• **Exercise requirements**:
Leaving out the pictures, retype the lines from the beginning of the listing through the line containing "import numpy as np".

• **Dataset excerpt**:
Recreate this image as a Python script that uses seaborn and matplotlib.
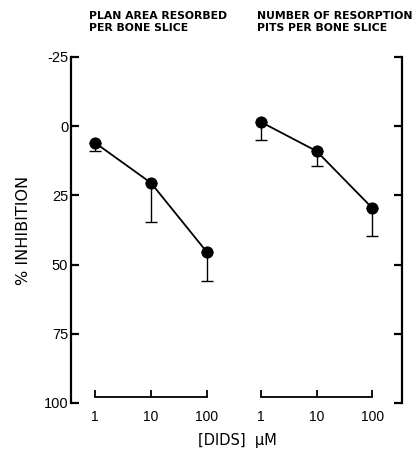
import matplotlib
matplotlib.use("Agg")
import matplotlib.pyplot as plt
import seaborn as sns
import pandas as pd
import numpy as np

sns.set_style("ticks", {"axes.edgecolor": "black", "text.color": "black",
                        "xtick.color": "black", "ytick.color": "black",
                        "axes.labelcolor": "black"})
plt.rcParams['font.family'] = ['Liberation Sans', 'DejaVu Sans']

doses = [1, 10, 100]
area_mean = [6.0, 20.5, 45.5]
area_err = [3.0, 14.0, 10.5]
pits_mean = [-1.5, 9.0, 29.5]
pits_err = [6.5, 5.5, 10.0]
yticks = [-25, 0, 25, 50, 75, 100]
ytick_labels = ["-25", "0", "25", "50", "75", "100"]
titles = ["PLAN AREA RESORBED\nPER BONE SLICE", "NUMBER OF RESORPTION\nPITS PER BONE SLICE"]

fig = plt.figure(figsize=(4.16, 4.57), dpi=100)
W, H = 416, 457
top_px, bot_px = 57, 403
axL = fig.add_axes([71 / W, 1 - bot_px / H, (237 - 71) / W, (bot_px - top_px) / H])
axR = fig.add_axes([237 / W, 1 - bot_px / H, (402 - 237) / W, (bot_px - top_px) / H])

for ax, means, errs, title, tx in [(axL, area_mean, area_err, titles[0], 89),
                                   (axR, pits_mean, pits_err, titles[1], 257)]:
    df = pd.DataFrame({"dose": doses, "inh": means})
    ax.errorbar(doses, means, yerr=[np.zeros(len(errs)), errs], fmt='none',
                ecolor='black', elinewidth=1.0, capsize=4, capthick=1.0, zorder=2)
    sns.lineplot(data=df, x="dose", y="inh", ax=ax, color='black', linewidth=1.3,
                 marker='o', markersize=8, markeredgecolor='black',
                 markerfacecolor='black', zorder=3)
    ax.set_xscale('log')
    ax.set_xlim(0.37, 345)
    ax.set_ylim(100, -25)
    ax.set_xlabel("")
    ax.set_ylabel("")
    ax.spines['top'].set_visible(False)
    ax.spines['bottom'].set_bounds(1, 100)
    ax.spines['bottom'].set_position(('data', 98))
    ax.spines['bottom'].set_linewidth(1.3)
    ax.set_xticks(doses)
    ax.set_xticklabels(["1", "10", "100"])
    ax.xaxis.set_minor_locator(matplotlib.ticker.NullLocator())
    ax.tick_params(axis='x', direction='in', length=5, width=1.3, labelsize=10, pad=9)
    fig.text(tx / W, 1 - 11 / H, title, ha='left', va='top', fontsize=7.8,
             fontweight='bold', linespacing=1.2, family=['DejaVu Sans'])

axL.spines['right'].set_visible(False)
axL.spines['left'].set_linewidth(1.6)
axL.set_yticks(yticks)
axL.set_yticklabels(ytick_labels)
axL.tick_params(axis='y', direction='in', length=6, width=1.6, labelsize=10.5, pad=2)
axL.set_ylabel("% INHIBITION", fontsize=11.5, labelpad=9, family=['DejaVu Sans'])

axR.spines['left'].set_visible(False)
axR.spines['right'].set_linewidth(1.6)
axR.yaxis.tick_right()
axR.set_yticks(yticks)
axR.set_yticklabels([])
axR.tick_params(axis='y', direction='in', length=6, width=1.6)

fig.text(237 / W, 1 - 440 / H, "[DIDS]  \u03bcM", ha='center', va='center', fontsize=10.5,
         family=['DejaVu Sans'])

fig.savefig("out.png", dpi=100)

• **Output below**:
Recreate this image as a Python script that uses seaborn and matplotlib.
import matplotlib
matplotlib.use("Agg")
import matplotlib.pyplot as plt
import seaborn as sns
import pandas as pd
import numpy as np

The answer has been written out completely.